Pick out the lines below that include the string "seaborn".
** Start **
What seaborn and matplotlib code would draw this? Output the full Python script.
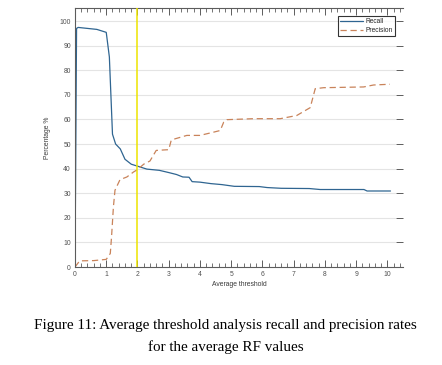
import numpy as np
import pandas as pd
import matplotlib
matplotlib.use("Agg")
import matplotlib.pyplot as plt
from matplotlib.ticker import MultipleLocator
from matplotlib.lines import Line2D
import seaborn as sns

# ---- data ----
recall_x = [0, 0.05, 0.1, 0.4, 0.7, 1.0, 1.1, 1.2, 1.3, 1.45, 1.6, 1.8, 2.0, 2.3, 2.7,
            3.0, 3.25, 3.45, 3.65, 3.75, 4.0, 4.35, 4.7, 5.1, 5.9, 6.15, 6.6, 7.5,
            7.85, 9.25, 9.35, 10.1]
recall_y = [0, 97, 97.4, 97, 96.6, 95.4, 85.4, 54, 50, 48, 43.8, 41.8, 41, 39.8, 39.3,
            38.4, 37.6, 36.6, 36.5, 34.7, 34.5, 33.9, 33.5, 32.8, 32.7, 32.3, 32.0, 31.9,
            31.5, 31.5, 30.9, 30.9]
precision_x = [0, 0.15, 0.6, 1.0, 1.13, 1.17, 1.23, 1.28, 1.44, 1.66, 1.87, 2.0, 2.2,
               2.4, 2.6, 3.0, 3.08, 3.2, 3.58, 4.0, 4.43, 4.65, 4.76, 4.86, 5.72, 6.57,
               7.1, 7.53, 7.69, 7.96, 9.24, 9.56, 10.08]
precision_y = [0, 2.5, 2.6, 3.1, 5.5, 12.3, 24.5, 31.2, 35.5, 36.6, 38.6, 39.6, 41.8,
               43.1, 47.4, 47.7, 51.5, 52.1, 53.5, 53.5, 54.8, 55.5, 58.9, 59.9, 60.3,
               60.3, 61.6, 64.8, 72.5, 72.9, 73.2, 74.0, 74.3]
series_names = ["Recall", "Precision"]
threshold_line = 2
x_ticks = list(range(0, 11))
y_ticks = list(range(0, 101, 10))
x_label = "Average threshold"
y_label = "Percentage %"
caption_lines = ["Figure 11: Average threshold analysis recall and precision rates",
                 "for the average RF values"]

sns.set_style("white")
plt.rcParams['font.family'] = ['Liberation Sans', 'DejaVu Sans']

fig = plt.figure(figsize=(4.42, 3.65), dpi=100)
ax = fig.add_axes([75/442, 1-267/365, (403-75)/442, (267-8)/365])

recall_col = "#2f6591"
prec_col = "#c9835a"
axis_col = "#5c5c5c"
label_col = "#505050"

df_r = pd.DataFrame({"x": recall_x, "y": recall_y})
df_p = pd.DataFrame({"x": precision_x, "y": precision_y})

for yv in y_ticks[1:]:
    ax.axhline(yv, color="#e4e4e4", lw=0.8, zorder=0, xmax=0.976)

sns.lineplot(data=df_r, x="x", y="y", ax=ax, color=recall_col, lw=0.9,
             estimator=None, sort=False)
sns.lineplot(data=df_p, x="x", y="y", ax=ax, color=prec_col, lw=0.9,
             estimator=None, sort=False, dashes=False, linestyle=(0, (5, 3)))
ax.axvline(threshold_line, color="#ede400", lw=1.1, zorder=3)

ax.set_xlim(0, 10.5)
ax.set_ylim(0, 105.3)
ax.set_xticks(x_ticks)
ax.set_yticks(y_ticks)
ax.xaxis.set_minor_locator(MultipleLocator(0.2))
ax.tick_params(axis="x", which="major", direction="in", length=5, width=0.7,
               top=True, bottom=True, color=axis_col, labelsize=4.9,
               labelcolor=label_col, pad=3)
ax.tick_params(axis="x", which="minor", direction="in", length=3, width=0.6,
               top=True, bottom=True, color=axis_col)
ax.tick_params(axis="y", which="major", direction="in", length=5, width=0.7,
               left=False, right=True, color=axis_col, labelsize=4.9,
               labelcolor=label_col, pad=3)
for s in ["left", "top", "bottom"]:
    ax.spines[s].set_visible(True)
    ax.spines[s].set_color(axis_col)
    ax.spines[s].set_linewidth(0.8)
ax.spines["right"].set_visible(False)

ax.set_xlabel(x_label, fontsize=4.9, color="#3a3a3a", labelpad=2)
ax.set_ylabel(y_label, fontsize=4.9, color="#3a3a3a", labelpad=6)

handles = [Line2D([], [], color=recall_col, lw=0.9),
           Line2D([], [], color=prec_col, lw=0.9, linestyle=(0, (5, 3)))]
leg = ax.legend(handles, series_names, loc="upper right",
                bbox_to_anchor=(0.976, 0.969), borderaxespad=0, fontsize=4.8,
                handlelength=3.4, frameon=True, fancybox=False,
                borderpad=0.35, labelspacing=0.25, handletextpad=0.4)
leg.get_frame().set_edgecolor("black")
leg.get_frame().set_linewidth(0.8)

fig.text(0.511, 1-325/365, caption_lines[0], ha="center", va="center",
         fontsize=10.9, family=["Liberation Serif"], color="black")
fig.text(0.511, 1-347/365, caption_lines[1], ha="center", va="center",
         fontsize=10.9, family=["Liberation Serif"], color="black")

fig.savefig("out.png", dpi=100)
** End **
RESPONSE:
What seaborn and matplotlib code would draw this? Output the full Python script.
import seaborn as sns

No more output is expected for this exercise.